Task inputs
----------

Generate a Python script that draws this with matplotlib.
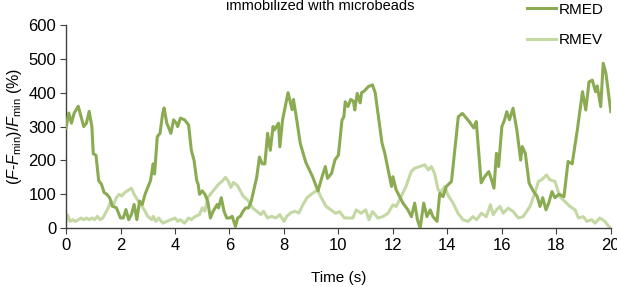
import matplotlib
matplotlib.use('Agg')
import matplotlib.pyplot as plt

plt.rcParams['font.family'] = ['Liberation Sans', 'DejaVu Sans']
plt.rcParams['mathtext.fontset'] = 'custom'
plt.rcParams['mathtext.rm'] = 'Liberation Sans'
plt.rcParams['mathtext.it'] = 'Liberation Sans:italic'

# RMED trace (time in s, value in %)
rmed_t = [0.0, 0.1, 0.2, 0.3, 0.45, 0.55, 0.65, 0.75, 0.85, 0.95, 1.0, 1.1, 1.2, 1.3, 1.4,
          1.5, 1.6, 1.7, 1.85, 2.0, 2.1, 2.2, 2.3, 2.4, 2.5, 2.6, 2.7, 2.8, 2.9, 3.0,
          3.1, 3.2, 3.25, 3.35, 3.45, 3.55, 3.6, 3.7, 3.85, 3.95, 4.05, 4.1, 4.2, 4.35,
          4.5, 4.6, 4.7, 4.8, 4.85, 4.9, 5.0, 5.1, 5.2, 5.3, 5.4, 5.55, 5.6, 5.7, 5.8,
          5.9, 6.0, 6.1, 6.22, 6.3, 6.4, 6.5, 6.6, 6.7, 6.8, 7.0, 7.1, 7.2, 7.3, 7.4,
          7.5, 7.6, 7.65, 7.8, 7.85, 7.95, 8.05, 8.15, 8.3, 8.35, 8.45, 8.6, 8.8,
          9.05, 9.25, 9.4, 9.52, 9.6, 9.75, 9.87, 10.0, 10.13, 10.2, 10.25, 10.35,
          10.45, 10.55, 10.6, 10.69, 10.8, 10.85, 10.95, 11.1, 11.25, 11.35, 11.47,
          11.6, 11.7, 11.83, 11.95, 12.0, 12.12, 12.37, 12.55, 12.68, 12.8, 12.9,
          13.0, 13.13, 13.25, 13.37, 13.47, 13.62, 13.72, 13.84, 13.96, 14.15, 14.27,
          14.4, 14.55, 14.8, 14.97, 15.06, 15.24, 15.37, 15.52, 15.62, 15.71, 15.8,
          15.88, 16.0, 16.1, 16.18, 16.28, 16.41, 16.55, 16.69, 16.75, 16.86, 17.0,
          17.15, 17.3, 17.4, 17.5, 17.62, 17.72, 17.84, 17.95, 18.1, 18.28, 18.43,
          18.58, 18.77, 18.96, 19.08, 19.2, 19.32, 19.44, 19.5, 19.63, 19.72, 19.82,
          20.0]
rmed_v = [295, 340, 310, 340, 360, 330, 300, 310, 345, 300, 220, 215, 140, 130, 105,
          100, 90, 65, 60, 30, 30, 55, 25, 40, 70, 25, 80, 70, 100, 120,
          140, 190, 160, 270, 280, 340, 355, 310, 280, 320, 310, 300, 325, 320,
          305, 230, 200, 140, 130, 100, 110, 100, 80, 30, 50, 70, 60, 90, 50,
          30, 30, 35, 5, 30, 35, 50, 60, 60, 80, 150, 210, 190, 190, 280,
          230, 300, 290, 310, 240, 320, 360, 400, 350, 380, 330, 250, 195,
          152, 110, 152, 182, 147, 162, 201, 216, 319, 329, 373, 359,
          380, 375, 349, 398, 370, 400, 405, 418, 423, 400, 329,
          251, 222, 170, 123, 152, 113, 74, 54, 34, 74, 25,
          0, 74, 34, 54, 34, 20, 103, 93, 123, 138, 231,
          329, 339, 315, 296, 315, 134, 152, 167, 143, 118, 221,
          182, 300, 320, 344, 320, 354, 290, 201, 241, 221, 133,
          110, 93, 64, 90, 54, 74, 108, 90, 100, 93, 197,
          190, 290, 403, 349, 432, 437, 403, 420, 359, 487, 457,
          344]

# RMEV trace
rmev_t = [0.0, 0.05, 0.15, 0.25, 0.35, 0.45, 0.55, 0.65, 0.75, 0.85, 0.95, 1.05, 1.15,
          1.25, 1.35, 1.45, 1.55, 1.65, 1.75, 1.85, 1.95, 2.05, 2.15, 2.25, 2.4, 2.5,
          2.65, 2.75, 2.9, 3.0, 3.15, 3.2, 3.3, 3.4, 3.55, 3.7, 3.85, 4.0, 4.1, 4.2,
          4.35, 4.5, 4.6, 4.75, 4.9, 5.0, 5.1, 5.2, 5.3, 5.4, 5.5, 5.6, 5.75, 5.85,
          5.95, 6.05, 6.15, 6.3, 6.5, 6.7, 6.85, 7.0, 7.15, 7.25, 7.4, 7.55, 7.7,
          7.85, 8.0, 8.1, 8.25, 8.4, 8.55, 8.7, 8.85, 9.0, 9.24, 9.35, 9.55, 9.73,
          9.9, 10.04, 10.22, 10.53, 10.65, 10.83, 11.0, 11.12, 11.25, 11.45, 11.63,
          11.82, 12.0, 12.12, 12.3, 12.48, 12.67, 12.8, 12.98, 13.17, 13.3, 13.41,
          13.53, 13.66, 13.78, 13.9, 14.02, 14.21, 14.39, 14.57, 14.76, 14.94, 15.07,
          15.25, 15.43, 15.58, 15.68, 15.8, 15.93, 16.05, 16.23, 16.42, 16.6, 16.78,
          17.03, 17.21, 17.34, 17.46, 17.64, 17.76, 17.95, 18.13, 18.31, 18.5, 18.69,
          18.81, 18.99, 19.12, 19.3, 19.42, 19.6, 19.78, 19.98]
rmev_v = [20, 40, 20, 25, 20, 25, 30, 25, 30, 25, 30, 25, 35,
          25, 30, 45, 60, 80, 70, 90, 100, 95, 105, 110, 118, 100,
          80, 70, 50, 35, 25, 35, 20, 30, 15, 20, 25, 30, 20, 25,
          15, 30, 25, 35, 40, 60, 50, 90, 100, 110, 120, 130, 140, 150,
          140, 120, 135, 125, 95, 80, 60, 50, 40, 50, 30, 35, 30,
          40, 20, 35, 45, 50, 45, 70, 90, 100, 113, 93, 64, 54,
          44, 49, 30, 30, 54, 44, 54, 25, 49, 30, 34,
          44, 69, 64, 93, 123, 167, 177, 182, 187, 172, 182,
          162, 113, 108, 123, 98, 74, 44, 25, 20, 34, 25,
          44, 34, 69, 40, 54, 64, 44, 59, 49, 30, 34,
          64, 103, 138, 143, 157, 143, 138, 93, 79, 64, 54,
          30, 34, 20, 25, 15, 30, 20, 0]

fig = plt.figure(figsize=(6.17, 2.87), dpi=100)
ax = fig.add_axes([0.107, 0.205, 0.883, 0.708])

ax.plot(rmed_t, rmed_v, color='#8aab52', lw=2.2, label='RMED', zorder=3)
ax.plot(rmev_t, rmev_v, color='#c4d8a4', lw=2.2, label='RMEV', zorder=2)

ax.set_xlim(0, 20)
ax.set_ylim(0, 600)
ax.set_xticks(range(0, 21, 2))
ax.set_yticks(range(0, 601, 100))
for s in ['top', 'right']:
    ax.spines[s].set_visible(False)
for s in ['left', 'bottom']:
    ax.spines[s].set_color('#404040')
    ax.spines[s].set_linewidth(1.0)
ax.tick_params(direction='out', length=4, color='#404040', labelsize=12, pad=3)

ax.set_xlabel('Time (s)', fontsize=11, labelpad=13)
ax.set_ylabel(r'$(\mathit{F}$-$\mathit{F}_{\mathrm{min}})/\mathit{F}_{\mathrm{min}}$ (%)', fontsize=11.5, labelpad=3)

fig.text(0.519, 0.98, 'immobilized with microbeads', ha='center', va='center', fontsize=10.5)

ax.legend(loc='upper left', bbox_to_anchor=(0.835, 1.14), frameon=False, fontsize=11,
          handlelength=1.9, handletextpad=0.15, labelspacing=1.1, borderaxespad=0)

fig.savefig('out.png', dpi=100)
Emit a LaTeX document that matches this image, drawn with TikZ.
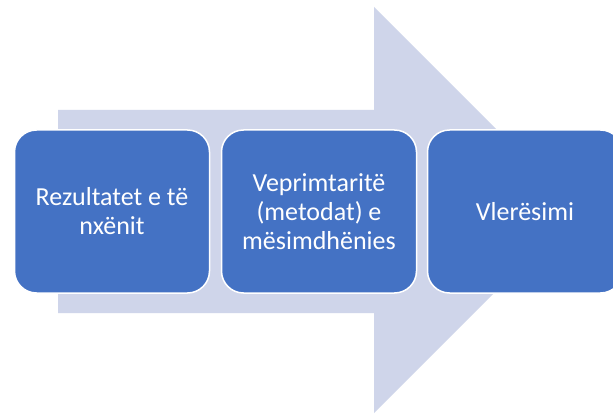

----------

Go through the entries above and output them exactly, without pictures.

Task result
Generate a Python script that draws this with matplotlib.
import matplotlib
matplotlib.use('Agg')
import matplotlib.pyplot as plt

plt.rcParams['font.family'] = ['Liberation Sans', 'DejaVu Sans']
plt.rcParams['mathtext.fontset'] = 'custom'
plt.rcParams['mathtext.rm'] = 'Liberation Sans'
plt.rcParams['mathtext.it'] = 'Liberation Sans:italic'

# RMED trace (time in s, value in %)
rmed_t = [0.0, 0.1, 0.2, 0.3, 0.45, 0.55, 0.65, 0.75, 0.85, 0.95, 1.0, 1.1, 1.2, 1.3, 1.4,
          1.5, 1.6, 1.7, 1.85, 2.0, 2.1, 2.2, 2.3, 2.4, 2.5, 2.6, 2.7, 2.8, 2.9, 3.0,
          3.1, 3.2, 3.25, 3.35, 3.45, 3.55, 3.6, 3.7, 3.85, 3.95, 4.05, 4.1, 4.2, 4.35,
          4.5, 4.6, 4.7, 4.8, 4.85, 4.9, 5.0, 5.1, 5.2, 5.3, 5.4, 5.55, 5.6, 5.7, 5.8,
          5.9, 6.0, 6.1, 6.22, 6.3, 6.4, 6.5, 6.6, 6.7, 6.8, 7.0, 7.1, 7.2, 7.3, 7.4,
          7.5, 7.6, 7.65, 7.8, 7.85, 7.95, 8.05, 8.15, 8.3, 8.35, 8.45, 8.6, 8.8,
          9.05, 9.25, 9.4, 9.52, 9.6, 9.75, 9.87, 10.0, 10.13, 10.2, 10.25, 10.35,
          10.45, 10.55, 10.6, 10.69, 10.8, 10.85, 10.95, 11.1, 11.25, 11.35, 11.47,
          11.6, 11.7, 11.83, 11.95, 12.0, 12.12, 12.37, 12.55, 12.68, 12.8, 12.9,
          13.0, 13.13, 13.25, 13.37, 13.47, 13.62, 13.72, 13.84, 13.96, 14.15, 14.27,
          14.4, 14.55, 14.8, 14.97, 15.06, 15.24, 15.37, 15.52, 15.62, 15.71, 15.8,
          15.88, 16.0, 16.1, 16.18, 16.28, 16.41, 16.55, 16.69, 16.75, 16.86, 17.0,
          17.15, 17.3, 17.4, 17.5, 17.62, 17.72, 17.84, 17.95, 18.1, 18.28, 18.43,
          18.58, 18.77, 18.96, 19.08, 19.2, 19.32, 19.44, 19.5, 19.63, 19.72, 19.82,
          20.0]
rmed_v = [295, 340, 310, 340, 360, 330, 300, 310, 345, 300, 220, 215, 140, 130, 105,
          100, 90, 65, 60, 30, 30, 55, 25, 40, 70, 25, 80, 70, 100, 120,
          140, 190, 160, 270, 280, 340, 355, 310, 280, 320, 310, 300, 325, 320,
          305, 230, 200, 140, 130, 100, 110, 100, 80, 30, 50, 70, 60, 90, 50,
          30, 30, 35, 5, 30, 35, 50, 60, 60, 80, 150, 210, 190, 190, 280,
          230, 300, 290, 310, 240, 320, 360, 400, 350, 380, 330, 250, 195,
          152, 110, 152, 182, 147, 162, 201, 216, 319, 329, 373, 359,
          380, 375, 349, 398, 370, 400, 405, 418, 423, 400, 329,
          251, 222, 170, 123, 152, 113, 74, 54, 34, 74, 25,
          0, 74, 34, 54, 34, 20, 103, 93, 123, 138, 231,
          329, 339, 315, 296, 315, 134, 152, 167, 143, 118, 221,
          182, 300, 320, 344, 320, 354, 290, 201, 241, 221, 133,
          110, 93, 64, 90, 54, 74, 108, 90, 100, 93, 197,
          190, 290, 403, 349, 432, 437, 403, 420, 359, 487, 457,
          344]

# RMEV trace
rmev_t = [0.0, 0.05, 0.15, 0.25, 0.35, 0.45, 0.55, 0.65, 0.75, 0.85, 0.95, 1.05, 1.15,
          1.25, 1.35, 1.45, 1.55, 1.65, 1.75, 1.85, 1.95, 2.05, 2.15, 2.25, 2.4, 2.5,
          2.65, 2.75, 2.9, 3.0, 3.15, 3.2, 3.3, 3.4, 3.55, 3.7, 3.85, 4.0, 4.1, 4.2,
          4.35, 4.5, 4.6, 4.75, 4.9, 5.0, 5.1, 5.2, 5.3, 5.4, 5.5, 5.6, 5.75, 5.85,
          5.95, 6.05, 6.15, 6.3, 6.5, 6.7, 6.85, 7.0, 7.15, 7.25, 7.4, 7.55, 7.7,
          7.85, 8.0, 8.1, 8.25, 8.4, 8.55, 8.7, 8.85, 9.0, 9.24, 9.35, 9.55, 9.73,
          9.9, 10.04, 10.22, 10.53, 10.65, 10.83, 11.0, 11.12, 11.25, 11.45, 11.63,
          11.82, 12.0, 12.12, 12.3, 12.48, 12.67, 12.8, 12.98, 13.17, 13.3, 13.41,
          13.53, 13.66, 13.78, 13.9, 14.02, 14.21, 14.39, 14.57, 14.76, 14.94, 15.07,
          15.25, 15.43, 15.58, 15.68, 15.8, 15.93, 16.05, 16.23, 16.42, 16.6, 16.78,
          17.03, 17.21, 17.34, 17.46, 17.64, 17.76, 17.95, 18.13, 18.31, 18.5, 18.69,
          18.81, 18.99, 19.12, 19.3, 19.42, 19.6, 19.78, 19.98]
rmev_v = [20, 40, 20, 25, 20, 25, 30, 25, 30, 25, 30, 25, 35,
          25, 30, 45, 60, 80, 70, 90, 100, 95, 105, 110, 118, 100,
          80, 70, 50, 35, 25, 35, 20, 30, 15, 20, 25, 30, 20, 25,
          15, 30, 25, 35, 40, 60, 50, 90, 100, 110, 120, 130, 140, 150,
          140, 120, 135, 125, 95, 80, 60, 50, 40, 50, 30, 35, 30,
          40, 20, 35, 45, 50, 45, 70, 90, 100, 113, 93, 64, 54,
          44, 49, 30, 30, 54, 44, 54, 25, 49, 30, 34,
          44, 69, 64, 93, 123, 167, 177, 182, 187, 172, 182,
          162, 113, 108, 123, 98, 74, 44, 25, 20, 34, 25,
          44, 34, 69, 40, 54, 64, 44, 59, 49, 30, 34,
          64, 103, 138, 143, 157, 143, 138, 93, 79, 64, 54,
          30, 34, 20, 25, 15, 30, 20, 0]

fig = plt.figure(figsize=(6.17, 2.87), dpi=100)
ax = fig.add_axes([0.107, 0.205, 0.883, 0.708])

ax.plot(rmed_t, rmed_v, color='#8aab52', lw=2.2, label='RMED', zorder=3)
ax.plot(rmev_t, rmev_v, color='#c4d8a4', lw=2.2, label='RMEV', zorder=2)

ax.set_xlim(0, 20)
ax.set_ylim(0, 600)
ax.set_xticks(range(0, 21, 2))
ax.set_yticks(range(0, 601, 100))
for s in ['top', 'right']:
    ax.spines[s].set_visible(False)
for s in ['left', 'bottom']:
    ax.spines[s].set_color('#404040')
    ax.spines[s].set_linewidth(1.0)
ax.tick_params(direction='out', length=4, color='#404040', labelsize=12, pad=3)

ax.set_xlabel('Time (s)', fontsize=11, labelpad=13)
ax.set_ylabel(r'$(\mathit{F}$-$\mathit{F}_{\mathrm{min}})/\mathit{F}_{\mathrm{min}}$ (%)', fontsize=11.5, labelpad=3)

fig.text(0.519, 0.98, 'immobilized with microbeads', ha='center', va='center', fontsize=10.5)

ax.legend(loc='upper left', bbox_to_anchor=(0.835, 1.14), frameon=False, fontsize=11,
          handlelength=1.9, handletextpad=0.15, labelspacing=1.1, borderaxespad=0)

fig.savefig('out.png', dpi=100)
Emit a LaTeX document that matches this image, drawn with TikZ.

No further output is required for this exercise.